Cybersécurité: les États-Unis prennent la première place des investisseurs mondiaux... dans les logiciels espions

Les États-Unis occupent à présent la première position en tant qu'investisseur majeur dans les logiciels d'espionnage commerciaux (image d'illustration). - pexels
America first! Dans la compétition mondiale des investisseurs dans les logiciels espions commerciaux, les États-Unis viennent de prendre la première place. Selon un rapport publié par le think tank américain Atlantic Council, pas moins de 20 nouveaux investisseurs américains ont été identifiés en 2024, portant leur nombre total à 31. Cette progression rapide dépasse de loin celle d’autres grands pays actifs dans le secteur, tels qu’Israël, l’Italie ou encore le Royaume-Uni.
Entre 1992 et 2024, l’étude a passé au crible 561 entités réparties dans 46 pays, révélant l’émergence de 34 nouveaux investisseurs. Le total mondial atteint désormais 128, contre 94 recensés dans le rapport précédent. L’Union européenne et la Suisse regroupent ensemble 31 investisseurs, avec l’Italie en tête, qui s’impose comme véritable plaque tournante des logiciels espions en concentrant 12 d’entre eux. Israël figure également parmi les principaux pôles, avec 26 investisseurs identifiés.
Les capitaux américains de plus en plus présent
Parmi les investisseurs américains figurent de grands noms comme D.E. Shaw & Co., Millennium Management, Jane Street ou encore Ameriprise Financial, tous impliqués dans Cognyte, un fournisseur israélien de logiciels d’interception accusé de liens avec des violations des droits humains en Azerbaïdjan et en Indonésie.

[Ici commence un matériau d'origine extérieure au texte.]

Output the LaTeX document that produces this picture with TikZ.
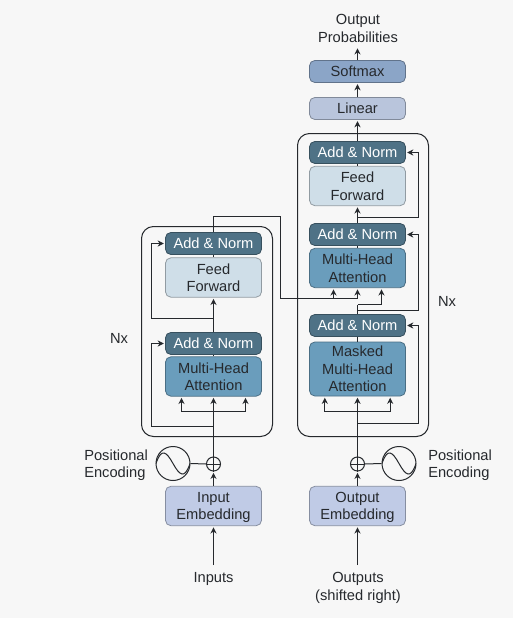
\documentclass[tikz,border=0pt]{standalone}
\usepackage{fontspec}
\setmainfont{Liberation Sans}
\usetikzlibrary{arrows.meta}
\definecolor{pagebg}{HTML}{F7F7F7}
\definecolor{inktext}{HTML}{26292D}
\definecolor{normfill}{HTML}{4F7286}
\definecolor{attnfill}{HTML}{6A9DBC}
\definecolor{feedfill}{HTML}{CFDEE8}
\definecolor{embfill}{HTML}{C0CBE6}
\definecolor{linfill}{HTML}{B9C5DC}
\definecolor{softfill}{HTML}{8BA5C7}
\tikzset{
  layer/.style={draw=#1!70!black, fill=#1, rounded corners=4pt, line width=0.6pt,
    minimum width=72pt, align=center, text=inktext, inner sep=0pt, text depth=-1.2pt,
    font=\fontsize{11}{13.1}\selectfont},
  addnorm/.style={layer=normfill, minimum height=16.5pt, text=white},
  thinbox/.style={layer=#1, minimum height=16.5pt},
  twobox/.style={layer=#1, minimum height=29.5pt},
  caption/.style={text=inktext, align=center, inner sep=0pt, font=\fontsize{11}{13.1}\selectfont},
  stack/.style={draw=inktext, line width=0.75pt, rounded corners=9pt},
  flow/.style={-{Stealth[length=4.6pt, width=4.6pt]}, draw=inktext, line width=0.75pt, shorten >=1pt},
  wire/.style={draw=inktext, line width=0.75pt},
  adder/.style={circle, draw=inktext, line width=0.75pt, minimum size=10.5pt, inner sep=0pt},
  sine/.style={circle, draw=inktext, line width=0.75pt, minimum size=25.5pt, inner sep=0pt,
    path picture={\draw[inktext, line width=0.75pt] (path picture bounding box.west)
      .. controls +(4pt,12pt) and +(-5pt,9pt) .. (path picture bounding box.center)
      .. controls +(5pt,-9pt) and +(-4pt,-12pt) .. (path picture bounding box.east);}},
}
\begin{document}
\begin{tikzpicture}[x=0.75pt, y=-0.75pt]
	\useasboundingbox[fill=pagebg] (0, 0) rectangle (513, 618);

	% stacks
	\draw[stack] (141.5, 226.5) rectangle (272.5, 436.5);
	\draw[stack] (297.5, 133.5) rectangle (428.5, 436.5);

	% encoder side
	\node[caption] (inputs) at (213.5, 578.5) {Inputs};
	\node[twobox=embfill] (inemb) at (213.5, 506) {Input\\Embedding};
	\node[adder] (addin) at (213.5, 464) {};
	\node[sine] (sinein) at (173, 463.5) {};
	\node[caption, align=left, anchor=west] (posin) at (84, 465) {Positional\\Encoding};
	\node[twobox=attnfill] (enatt) at (213.5, 376.5) {Multi-Head\\Attention};
	\node[addnorm] (ennorma) at (213.5, 343.5) {Add \& Norm};
	\node[twobox=feedfill] (enfeed) at (213.5, 277.5) {Feed\\Forward};
	\node[addnorm] (ennormb) at (213.5, 243.5) {Add \& Norm};
	\node[caption] (nxin) at (119, 338) {Nx};

	% decoder side
	\node[caption] (outputs) at (358, 588) {Outputs\\(shifted right)};
	\node[twobox=embfill] (outemb) at (357.5, 506) {Output\\Embedding};
	\node[adder] (addout) at (357.5, 464) {};
	\node[sine] (sineout) at (399, 463.5) {};
	\node[caption, align=left, anchor=west] (posout) at (428, 465) {Positional\\Encoding};
	\node[layer=attnfill, minimum height=40.5pt] (demask) at (357.5, 369) {Masked\\Multi-Head\\Attention};
	\node[addnorm] (denorma) at (357.5, 325.5) {Add \& Norm};
	\node[twobox=attnfill] (deatt) at (357.5, 268) {Multi-Head\\Attention};
	\node[addnorm] (denormb) at (357.5, 234.5) {Add \& Norm};
	\node[twobox=feedfill] (defeed) at (357.5, 186) {Feed\\Forward};
	\node[addnorm] (denormc) at (357.5, 152.5) {Add \& Norm};
	\node[thinbox=linfill] (linear) at (357.5, 108.5) {Linear};
	\node[thinbox=softfill] (softmax) at (357.5, 71.5) {Softmax};
	\node[caption] (probs) at (358, 28.5) {Output\\Probabilities};
	\node[caption] (nxout) at (447, 301) {Nx};

	% bends
	\coordinate (intail) at (213.5, 565);
	\coordinate (outtail) at (357.5, 565);
	\coordinate (entap) at (213.5, 426.5);
	\coordinate (enresa) at (151.5, 426.5);
	\coordinate (enfork) at (213.5, 411.5);
	\coordinate (entop) at (213.5, 216.5);
	\coordinate (crossa) at (280.5, 216.5);
	\coordinate (crossb) at (280.5, 298.5);
	\coordinate (enmid) at (213.5, 318.5);
	\coordinate (enresb) at (151.5, 318.5);
	\coordinate (detap) at (357.5, 423.5);
	\coordinate (deresa) at (418.5, 423.5);
	\coordinate (defork) at (357.5, 411.5);
	\coordinate (demida) at (357.5, 310.5);
	\coordinate (deresb) at (418.5, 310.5);
	\coordinate (dejoin) at (357.5, 304.5);
	\coordinate (deenc) at (357.5, 298.5);
	\coordinate (demidb) at (357.5, 217.5);
	\coordinate (deresc) at (418.5, 217.5);
	\coordinate (probtip) at (357.5, 47);

	% encoder arrows
	\draw[flow] (intail) -- (inemb.south);
	\draw[flow] (inemb.north) -- (addin.south);
	\draw[wire] (addin.south) -- (addin.north);
	\draw[wire] (addin.west) -- (addin.east);
	\draw[wire] (sinein.east) -- (addin.west);
	\draw[flow] (addin.north) -- (enatt.south);
	\draw[flow] (enfork) -| ([xshift=-24pt]enatt.south);
	\draw[flow] (enfork) -| ([xshift=24pt]enatt.south);
	\draw[flow] (entap) -- (enresa) |- (ennorma.west);
	\draw[wire] (enatt.north) -- (ennorma.south);
	\draw[flow] (ennorma.north) -- (enfeed.south);
	\draw[flow] (enmid) -- (enresb) |- (ennormb.west);
	\draw[wire] (enfeed.north) -- (ennormb.south);
	\draw[wire] (ennormb.north) -- (entop) -- (crossa) -- (crossb) -- (deenc);

	% decoder arrows
	\draw[flow] (outtail) -- (outemb.south);
	\draw[flow] (outemb.north) -- (addout.south);
	\draw[wire] (addout.south) -- (addout.north);
	\draw[wire] (addout.west) -- (addout.east);
	\draw[wire] (sineout.west) -- (addout.east);
	\draw[flow] (addout.north) -- (demask.south);
	\draw[flow] (defork) -| ([xshift=-24.5pt]demask.south);
	\draw[flow] (defork) -| ([xshift=24.5pt]demask.south);
	\draw[flow] (detap) -- (deresa) |- (denorma.east);
	\draw[wire] (demask.north) -- (denorma.south);
	\draw[wire] (denorma.north) -- (dejoin);
	\draw[flow] (dejoin) -| ([xshift=18pt]deatt.south);
	\draw[flow] (deenc) -- (deatt.south);
	\draw[flow] (deenc) -| ([xshift=-18pt]deatt.south);
	\draw[flow] (demida) -- (deresb) |- (denormb.east);
	\draw[wire] (deatt.north) -- (denormb.south);
	\draw[flow] (denormb.north) -- (defeed.south);
	\draw[flow] (demidb) -- (deresc) |- (denormc.east);
	\draw[wire] (defeed.north) -- (denormc.south);
	\draw[flow] (denormc.north) -- (linear.south);
	\draw[flow] (linear.north) -- (softmax.south);
	\draw[flow] (softmax.north) -- (probtip);
\end{tikzpicture}
\end{document}
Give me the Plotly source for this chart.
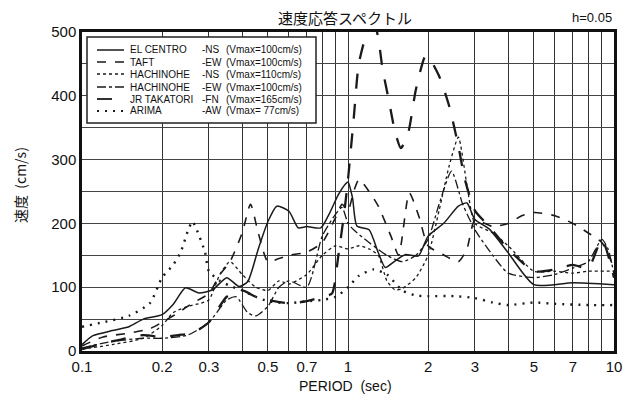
import plotly.graph_objects as go

# ---------------- data ----------------
el_t = [0.1,0.11,0.13,0.15,0.17,0.2,0.22,0.245,0.275,0.31,0.35,0.39,0.42,0.46,0.5,0.54,0.6,0.65,0.7,0.79,0.85,0.92,0.98,1.0,1.04,1.08,1.2,1.3,1.38,1.5,1.64,1.84,2.0,2.3,2.6,2.8,3.0,3.4,4.0,5.0,7.0,10]
el_v = [10,24,32,38,50,57,73,99,91,96,115,101,109,160,203,227,219,193,195,193,215,245,262,265,240,196,190,154,131,141,151,149,180,201,227,232,206,191,154,104,107,104]

taft_t = [0.1,0.12,0.15,0.18,0.2,0.23,0.26,0.3,0.33,0.36,0.4,0.43,0.46,0.5,0.55,0.6,0.7,0.8,0.9,0.95,1.0,1.05,1.1,1.2,1.3,1.45,1.55,1.7,1.85,2.0,2.3,2.6,2.8,3.0,3.5,4.0,4.5,5.0,6.0,7.0,8.0,9.0,10]
taft_v = [8,22,28,35,45,60,75,90,120,140,185,230,185,140,145,150,155,170,210,230,220,250,269,250,227,180,150,248,210,165,150,140,160,205,195,200,212,217,212,200,185,170,130]

hns_t = [0.1,0.13,0.17,0.2,0.22,0.25,0.28,0.3,0.33,0.36,0.4,0.45,0.5,0.55,0.6,0.7,0.8,0.9,1.0,1.1,1.2,1.3,1.4,1.5,1.6,1.8,2.0,2.2,2.4,2.6,2.8,3.0,3.5,4.0,5.0,6.0,7.0,8.0,10]
hns_v = [3,10,20,40,60,70,75,80,120,140,120,100,95,110,105,120,150,165,160,165,160,150,110,96,98,115,150,220,290,335,260,200,185,165,125,125,122,125,125]

hew_t = [0.1,0.13,0.17,0.2,0.25,0.3,0.35,0.38,0.42,0.45,0.5,0.55,0.6,0.7,0.8,0.9,0.95,1.0,1.05,1.2,1.4,1.6,1.8,2.0,2.2,2.45,2.7,3.0,3.5,4.0,5.0,6.0,7.0,8.0,9.0,9.5,10]
hew_v = [5,15,20,20,25,45,80,85,60,55,70,100,110,100,180,215,225,200,190,170,150,140,150,175,230,282,230,190,150,122,115,120,130,140,175,160,120]

jr_t = [0.1,0.12,0.14,0.17,0.2,0.23,0.26,0.3,0.35,0.4,0.45,0.5,0.6,0.7,0.8,0.87,0.92,0.97,1.0,1.05,1.1,1.2,1.27,1.35,1.43,1.5,1.58,1.68,1.8,1.95,2.0,2.2,2.4,2.6,2.75,3.0,3.4,4.0,5.0,6.0,7.0,8.0,9.0,10]
jr_v = [3,12,18,25,22,25,28,45,85,95,85,80,75,78,85,90,150,220,269,363,452,505,505,441,389,345,318,340,410,462,462,431,384,321,269,220,195,160,125,128,135,130,175,115]

ar_t = [0.1,0.12,0.15,0.18,0.2,0.22,0.235,0.25,0.26,0.27,0.29,0.3,0.33,0.37,0.4,0.45,0.5,0.6,0.7,0.8,0.9,1.0,1.1,1.25,1.4,1.6,1.8,2.0,2.5,3.0,3.5,4.0,5.0,6.0,8.0,10]
ar_v = [38,45,55,75,115,135,155,188,203,190,155,125,110,100,95,85,78,75,78,80,85,100,118,128,120,95,87,86,86,83,76,72,76,74,72,72]

names = ["EL CENTRO", "TAFT", "HACHINOHE", "HACHINOHE", "JR TAKATORI", "ARIMA"]
comps = ["-NS", "-EW", "-NS", "-EW", "-FN", "-AW"]
vmax = ["(Vmax=100cm/s)", "(Vmax=100cm/s)", "(Vmax=110cm/s)", "(Vmax=100cm/s)", "(Vmax=165cm/s)", "(Vmax= 77cm/s)"]

x_tickvals = [0.1,0.2,0.3,0.4,0.5,0.6,0.7,0.8,0.9,1,2,3,4,5,6,7,8,9,10]
x_ticktext = ["0.1","0.2","0.3","","0.5","","0.7","","","1","2","3","","5","","7","","","10"]
y_tickvals = [0,50,100,150,200,250,300,350,400,450,500]
y_ticktext = ["0","","100","","200","","300","","400","","500"]

# ---------------- figure ----------------
OFF = 8                      # default body margin of the page
W, H = 638 - OFF, 403 - OFF
L, R, T, B = 82, 614, 32, 351   # plot area in window pixels

def px(x):
    return (x - L) / (R - L)

def py(y):
    return (B - y) / (B - T)

styles = [
    dict(dash="solid", width=1.5),
    dict(dash="dash", width=1.6),
    dict(dash="dot", width=1.3),
    dict(dash="dashdot", width=1.3),
    dict(dash="longdash", width=2.3),
    dict(dash="2px,6px", width=2.4),
]
col = "#1a1a1a"
series = [(el_t, el_v), (taft_t, taft_v), (hns_t, hns_v), (hew_t, hew_v), (jr_t, jr_v), (ar_t, ar_v)]

fig = go.Figure()
for (tt, vv), st, nm in zip(series, styles, names):
    fig.add_trace(go.Scatter(x=tt, y=vv, mode="lines", name=nm, showlegend=False,
                             line=dict(color=col, width=st["width"], dash=st["dash"],
                                       shape="spline", smoothing=0.6)))

tickfont = dict(family="Liberation Sans, Arial, sans-serif", size=15, color="#111")
fig.update_xaxes(type="log", range=[-1, 1], tickvals=x_tickvals, ticktext=x_ticktext,
                 showgrid=True, gridcolor="#333", gridwidth=1.3,
                 showline=True, linecolor="#111", linewidth=2.5, mirror=True,
                 ticks="", tickfont=tickfont, zeroline=False)
fig.update_yaxes(range=[0, 500], tickvals=y_tickvals, ticktext=y_ticktext,
                 showgrid=True, gridcolor="#444", gridwidth=1.1,
                 showline=True, linecolor="#111", linewidth=2.5, mirror=True,
                 ticks="", tickfont=tickfont, zeroline=False)

shapes = []
annotations = []
# legend box
shapes.append(dict(type="rect", xref="paper", yref="paper",
                   x0=px(87), x1=px(316), y0=py(123), y1=py(37),
                   line=dict(color="#222", width=1.5), fillcolor="white", layer="above"))
rows = [50, 62, 74, 87, 99, 111]
lfont = dict(family="Liberation Sans, Arial, sans-serif", size=10, color="#111")
for i, ry in enumerate(rows):
    st = styles[i]
    shapes.append(dict(type="line", xref="paper", yref="paper",
                       x0=px(97), x1=px(124), y0=py(ry), y1=py(ry), layer="above",
                       line=dict(color=col, width=min(st["width"], 1.8), dash=st["dash"])))
    annotations.append(dict(text=names[i], xref="paper", yref="paper", x=px(128), y=py(ry),
                            xanchor="left", yanchor="middle", showarrow=False, font=lfont))
    annotations.append(dict(text=comps[i], xref="paper", yref="paper", x=px(200), y=py(ry),
                            xanchor="left", yanchor="middle", showarrow=False, font=lfont))
    annotations.append(dict(text=vmax[i], xref="paper", yref="paper", x=px(224), y=py(ry),
                            xanchor="left", yanchor="middle", showarrow=False, font=lfont))

annotations.append(dict(text="速度応答スペクトル", xref="paper", yref="paper", x=px(345), y=py(18),
                        xanchor="center", yanchor="middle", showarrow=False,
                        font=dict(family="Noto Sans CJK JP", size=15, color="#111")))
annotations.append(dict(text="h=0.05", xref="paper", yref="paper", x=px(614), y=py(17),
                        xanchor="right", yanchor="middle", showarrow=False,
                        font=dict(family="Liberation Sans, Arial, sans-serif", size=13, color="#111")))
annotations.append(dict(text="PERIOD  (sec)", xref="paper", yref="paper", x=px(345), y=py(386),
                        xanchor="center", yanchor="middle", showarrow=False,
                        font=dict(family="Liberation Sans, Arial, sans-serif", size=14, color="#111")))
annotations.append(dict(text="速度  (cm/s)", xref="paper", yref="paper", x=px(20), y=py(185),
                        xanchor="center", yanchor="middle", showarrow=False, textangle=-90,
                        font=dict(family="Noto Sans CJK JP", size=14, color="#111")))

fig.update_layout(width=W, height=H,
                  margin=dict(l=L - OFF, r=(W + OFF) - R, t=T - OFF, b=(H + OFF) - B),
                  paper_bgcolor="white", plot_bgcolor="white",
                  shapes=shapes, annotations=annotations, showlegend=False)

fig.write_html("out.html")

Autre mouvement marquant : le rachat fin 2024 de l’israélien Paragon Solutions par AE Industrial Partners, fonds floridien spécialisé dans la sécurité nationale. Paragon a récemment refait parler de lui avec la réactivation inattendue de son contrat d’un an avec l’agence américaine de l’imigration ICE, initialement révélé par le magazine Wired.
Plus largement, ces investissements massifs marquent le retour en grâce d’un secteur lucratif, fragilisé après les révélations de l’affaire Pegasus. Pour rappel, ce scandale, dévoilé en 2021, avait mis en lumière l’utilisation du logiciel espion de NSO Group par plusieurs États pour surveiller illégalement journalistes, opposants et défenseurs des droits humains, malgré son objectif affiché de lutte antiterroriste.
Un décalage entre politique et investissement
En dépit des mesures politiques américaines pour freiner la prolifération et l’usage abusif des logiciels espions, les investisseurs américains continuent de financer ces mêmes entreprises, créant un décalage entre politique et finance, selon l’Atlantic Council. Ainsi, Saito Tech (anciennement Candiru), inscrite sur la liste noire du département américain du Commerce depuis 2021, a bénéficié d’un nouvel investissement en 2024. Par ailleurs, certains fonds de pension américains ont indirectement soutenu AE Industrial Partners dans le rachat de Paragon, un investissement pouvant atteindre 900 millions de dollars.